A Bloom filter is a probabilistic data structure.

It can answer:

Definitely not present
Maybe present

It cannot answer:

Definitely present

This is the key tradeoff.

A Bloom filter can have false positives, but it does not have false negatives.

What that means

If the Bloom filter says:

No

Then the item is definitely not in the set.

If it says:

Maybe

Then the item might be in the set, so you still check the database or storage.

When to use Bloom filters

Good interview signals:

  • many requests are for missing data,
  • database lookups are expensive,
  • you need large-scale deduplication,
  • you want a memory-efficient pre-check,
  • false positives are acceptable.

Examples:

  • URL shortener: check if a custom alias may already exist,
  • web crawler: check if URL was already seen,
  • cache penetration: avoid DB lookups for invalid keys,
  • username availability check,
  • blocked IP or URL lookup,
  • duplicate event detection.

Cache penetration example

Imagine users request many fake IDs:

/item/abc123
/item/fake999
/item/not-real

If these IDs do not exist, cache will miss and the database gets hit again and again.

A Bloom filter can sit before the database:

Request key → Bloom filter
             → definitely not exist: return 404
             → maybe exists: check cache or DB

This protects the database from useless lookups.

False positives

A false positive means:

Bloom filter says “maybe present”
but the item is actually not present.

This is usually okay.

It only causes an extra database lookup.

That is much better than a false negative, which would incorrectly say an existing item does not exist.

Deletion problem

Standard Bloom filters do not support easy deletion.

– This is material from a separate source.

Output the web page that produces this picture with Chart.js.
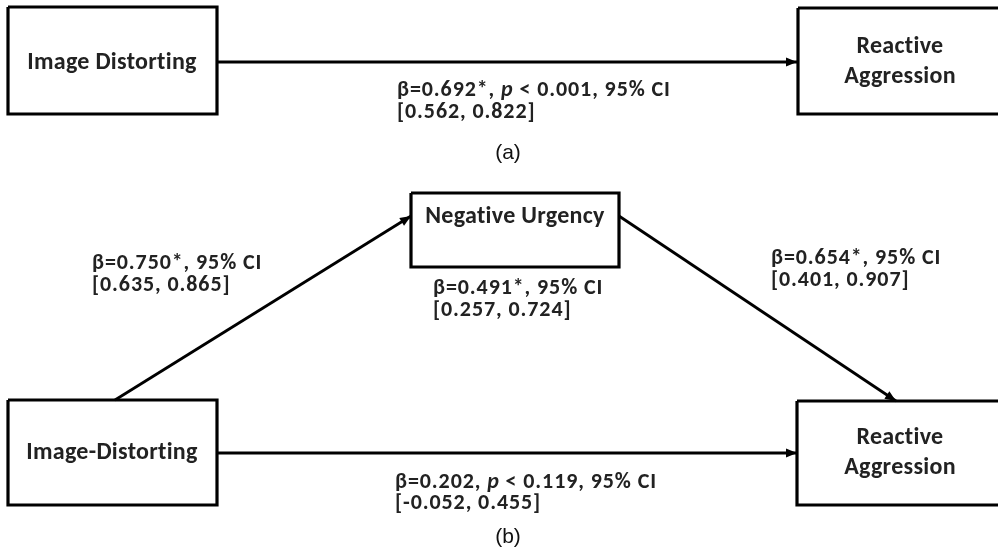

If your data changes a lot, you may need:

  • counting Bloom filter,
  • periodic rebuild,
  • short-lived Bloom filters,
  • or a different data structure.

Common mistakes

  • Saying Bloom filter gives exact answers.
  • Forgetting false positives.
  • Using it as the source of truth.
  • Using it when false positives are not acceptable.
  • Ignoring deletion.
  • Adding it when normal cache or database index is enough.

Final takeaway

Bloom filters are useful when many requests are for things that do not exist.

A strong answer is:

I would use a Bloom filter to quickly reject keys that definitely do not exist. False positives are acceptable because they only cause an extra database lookup. The database remains the source of truth.